Another political constellation which has once again become the source of speculation is a possible grand coalition of the Union and the SPD. Recently, business consultants such as Roland Berger have called for such a coalition in order to impose unpopular measures by temporarily excluding any parliamentary opposition. But in the meantime there are warnings that a grand coalition which came about as the result of an inconclusive election and facing the task of imposing unpopular measures would be busy mainly in “mediating and moderating its own internal contradictions” (Die Zeit).

The ruling elite is increasingly aware that a change of government by itself is not sufficient to resolve pressing political and economic tasks posed by the international situation. In order to break the broad and deeply rooted resistance against social inequality and welfare cuts, new methods of rule are required which represent a fundamental break with postwar traditions based on broad social and political consent.

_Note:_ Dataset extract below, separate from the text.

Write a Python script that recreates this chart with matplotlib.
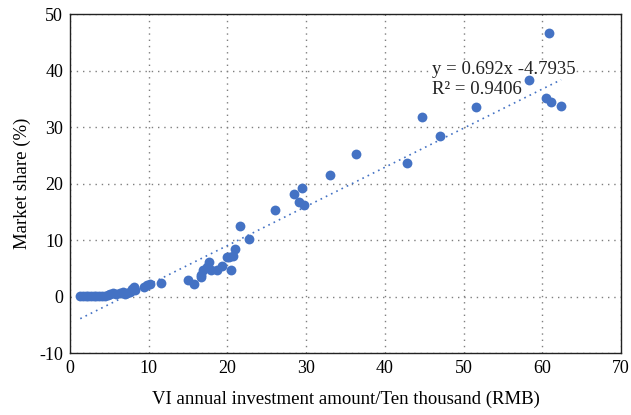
import numpy as np
import matplotlib
matplotlib.use("Agg")
import matplotlib.pyplot as plt

# Data
invest = [1.3, 1.6, 2.0, 2.3, 2.6, 3.0, 3.3, 3.7, 4.0, 4.4, 4.8, 5.1, 5.4, 5.8,
          6.3, 6.7, 7.0, 7.3, 7.6, 7.9, 8.1, 8.3, 9.4, 9.8, 10.2, 11.5,
          15.0, 15.7, 16.6, 16.9, 16.7, 17.4, 17.7, 17.9, 18.7, 19.3, 20.0,
          20.2, 20.7, 20.5, 21.0, 21.6, 22.8,
          26.1, 28.4, 29.1, 29.5, 29.7, 33.0, 36.4, 42.8, 44.7, 47.0, 51.6,
          58.3, 60.5, 60.8, 61.1, 62.4]
share = [0.1, 0.1, 0.1, 0.1, 0.1, 0.1, 0.15, 0.2, 0.2, 0.2, 0.3, 0.5, 0.6, 0.4,
         0.6, 0.8, 0.5, 0.6, 0.9, 1.4, 1.7, 1.2, 1.7, 2.0, 2.2, 2.5,
         2.9, 2.3, 3.8, 4.7, 3.5, 5.3, 6.2, 4.7, 4.7, 5.4, 7.0,
         7.0, 7.2, 4.7, 8.4, 12.5, 10.2,
         15.4, 18.1, 16.7, 19.2, 16.3, 21.6, 25.3, 23.6, 31.8, 28.4, 33.5,
         38.3, 35.2, 46.7, 34.4, 33.7]

# Linear trend line shown on the chart
slope = 0.692
intercept = -4.7935
r2 = 0.9406

xticks = [0, 10, 20, 30, 40, 50, 60, 70]
yticks = [-10, 0, 10, 20, 30, 40, 50]

plt.rcParams["font.family"] = ["Liberation Serif", "DejaVu Serif"]
plt.rcParams["axes.unicode_minus"] = False

fig = plt.figure(figsize=(6.31, 4.15), dpi=100)
ax = fig.add_axes([0.111, 0.149, 0.873, 0.817])

blue = "#4472C4"
ax.scatter(invest, share, s=50, color=blue, zorder=3, linewidths=0)

xs = np.array([min(invest), max(invest)])
ax.plot(xs, slope * xs + intercept, color=blue, linestyle=(0, (1, 2.5)),
        linewidth=1.2, zorder=2.7)

ax.set_xlim(0, 70)
ax.set_ylim(-10, 50)
ax.set_xticks(xticks)
ax.set_yticks(yticks)
ax.grid(True, color="#7f7f7f", linestyle=(0, (1, 3.5)), linewidth=1.0)
ax.tick_params(length=0, labelsize=13, pad=5)
for sp in ax.spines.values():
    sp.set_color("#222222")
    sp.set_linewidth(1.0)

ax.set_xlabel("VI annual investment amount/Ten thousand (RMB)", fontsize=13.5,
              labelpad=10)
ax.set_ylabel("Market share (%)", fontsize=13.5, labelpad=6)

ax.text(46.0, 35.8, "y = 0.692x -4.7935\nR² = %.4f" % r2, fontsize=13.5,
        color="#222222", linespacing=1.25, va="baseline",
        bbox=dict(facecolor="white", edgecolor="none", pad=0.3), zorder=2.5)

fig.savefig("out.png", dpi=100)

In his statement justifying the dissolution of the Bundestag, Federal President Horst Köhler invoked a virtual national state of emergency declaring that “Our future and that of our children is at stake.” This must be understood as a warning. The proclamation of an emergency situation in order to justify undemocratic measures has a definite tradition in Germany.

The massive rearmament of state forces, including the demand for internal employment of the German army made in the election program of the Union and partly in the program of the SPD, should also be seen in this connection. The huge attack on fundamental democratic rights introduced in the name of the “struggle against terror” is directed in the long run against working people in Germany itself.

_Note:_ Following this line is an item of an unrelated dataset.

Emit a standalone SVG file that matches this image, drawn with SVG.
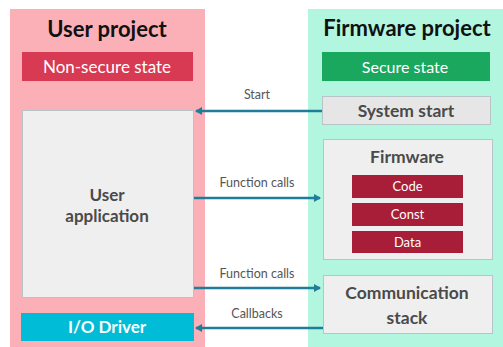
<svg xmlns="http://www.w3.org/2000/svg" width="503" height="347" viewBox="0 0 503 347">
  <style>
    text { font-family: Lato, "Open Sans", "DejaVu Sans", sans-serif; text-anchor: middle; }
    .title { font-size: 22px; font-weight: bold; fill: #111; }
    .state { font-size: 16px; fill: #fff; }
    .box { fill: #efefef; stroke: #b9c4c8; stroke-width: 1; }
    .boxtext { font-size: 17.5px; font-weight: bold; fill: #4a4a4a; }
    .seg { fill: #a81e38; }
    .segtext { font-size: 13px; fill: #fff; }
    .lbl { font-size: 12.5px; fill: #555; }
    .conn { stroke: #1f7d99; stroke-width: 2.5; fill: none; marker-end: url(#arrow); }
  </style>
  <defs>
    <marker id="arrow" markerWidth="8" markerHeight="8" refX="6" refY="4" orient="auto" markerUnits="userSpaceOnUse">
      <path d="M0,0 L7,4 L0,8 Z" fill="#1f7d99"/>
    </marker>
  </defs>

  <rect width="503" height="347" fill="#fff"/>

  <!-- Left column: non-secure side -->
  <g id="user-project">
    <rect x="10" y="9" width="195" height="338" fill="#fbb0b8"/>
    <text class="title" x="107" y="37">User project</text>
  </g>
  <g id="non-secure-state">
    <rect x="22" y="52" width="171" height="29" fill="#d73a52"/>
    <text class="state" x="107" y="73" style="font-size:17px">Non-secure state</text>
  </g>
  <g id="user-application">
    <rect class="box" x="22.5" y="110.5" width="171" height="187"/>
    <text class="boxtext" x="107" y="201" style="font-size:17px">User</text>
    <text class="boxtext" x="107" y="222" style="font-size:17px">application</text>
  </g>
  <g id="io-driver">
    <rect x="21" y="313" width="173" height="28" fill="#00bcd6"/>
    <text class="boxtext" x="107" y="333" style="fill:#fff;font-size:17px">I/O Driver</text>
  </g>

  <!-- Right column: secure side -->
  <g id="firmware-project">
    <rect x="308" y="9" width="195" height="338" fill="#b2f6e0"/>
    <text class="title" x="407" y="36">Firmware project</text>
  </g>
  <g id="secure-state">
    <rect x="322" y="52" width="168" height="29" fill="#1aa85e"/>
    <text class="state" x="405" y="72.5">Secure state</text>
  </g>
  <g id="system-start">
    <rect class="box" x="322.5" y="96.5" width="168" height="28" style="fill:#e6e6e6"/>
    <text class="boxtext" x="406" y="116.5" style="font-size:17.5px">System start</text>
  </g>
  <g id="firmware">
    <rect class="box" x="323.5" y="139.5" width="169" height="120"/>
    <text class="boxtext" x="407" y="163">Firmware</text>
    <rect class="seg" x="352" y="175" width="111" height="23"/>
    <text class="segtext" x="407.5" y="191">Code</text>
    <rect class="seg" x="352" y="203" width="111" height="23"/>
    <text class="segtext" x="407.5" y="219">Const</text>
    <rect class="seg" x="352" y="231" width="111" height="22"/>
    <text class="segtext" x="407.5" y="247">Data</text>
  </g>
  <g id="communication-stack">
    <rect class="box" x="323.5" y="275.5" width="169" height="58"/>
    <text class="boxtext" x="407" y="299">Communication</text>
    <text class="boxtext" x="407" y="324">stack</text>
  </g>

  <!-- Connectors between the two sides -->
  <g id="connectors">
    <line class="conn" x1="322" y1="111" x2="196" y2="111"/>
    <text class="lbl" x="257" y="99">Start</text>
    <line class="conn" x1="194" y1="198" x2="320" y2="198"/>
    <text class="lbl" x="257" y="187">Function calls</text>
    <line class="conn" x1="194" y1="288" x2="320" y2="288"/>
    <text class="lbl" x="257" y="278">Function calls</text>
    <line class="conn" x1="323" y1="328" x2="196" y2="328"/>
    <text class="lbl" x="257" y="318">Callbacks</text>
  </g>
</svg>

The dispute over the election program of the Union also makes clear that the ruling class continues to rely on the support of the SPD. Without seven years of the SPD-Green coalition, the Union would not have dared to present such a right-wing program for its election campaign. If former chancellor Kohl had tried something similar in the Bundestag election of 1998, when the SPD and the Greens came to power, he would have suffered an even greater defeat at the polls.

Agenda 2010, the Hartz IV laws, anti-terror legislation and the global stationing of German troops—all the measures introduced by the Schröder/Fischer government—have created the conditions for the Union to return to power and provided fertile soil for their policies. There can be no doubt that the SPD and Greens will continue to support such measures in future—either in government or as official opposition. According to press releases, sections of the SPD leadership are already keen to form a “grand coalition.” Against a background of growing global competition and increasing international conflicts, the entire political establishment in Germany is shifting even farther to the right.

Under these conditions, the Left Party led by Gregor Gysi and Oskar Lafontaine plays a definite role: attempting to give the ruling class time to make the necessary changes. The Left Party diverts discontent over the social situation by loudly declaiming Hartz IV and the Agenda 2010. It strictly refuses, however, to challenge the existing capitalist system. It lulls the electorate with the illusion that it is possible to return to the policies of social reform prevalent in the 1970s—through pressuring the main parties with a strong parliamentary opposition.

The ruling elite, however, is not prepared to change course because of a few speeches by Gysi and Lafontaine. This elite determines the political course of the government, and not the slogans and promises made in election programs. This is patently clear after seven years of the SPD and Greens. Only a broad mass movement, embracing the entire European working class and directed towards challenging the capitalist system, can stop this lurch to the right. However, such a movement is the last thing the heirs of the East German Stalinists and the trade union bureaucrats in the Left Party want.

The Socialist Equality Party is standing its own candidates in the Bundestag election to politically prepare such a movement on the basis of an international socialist program.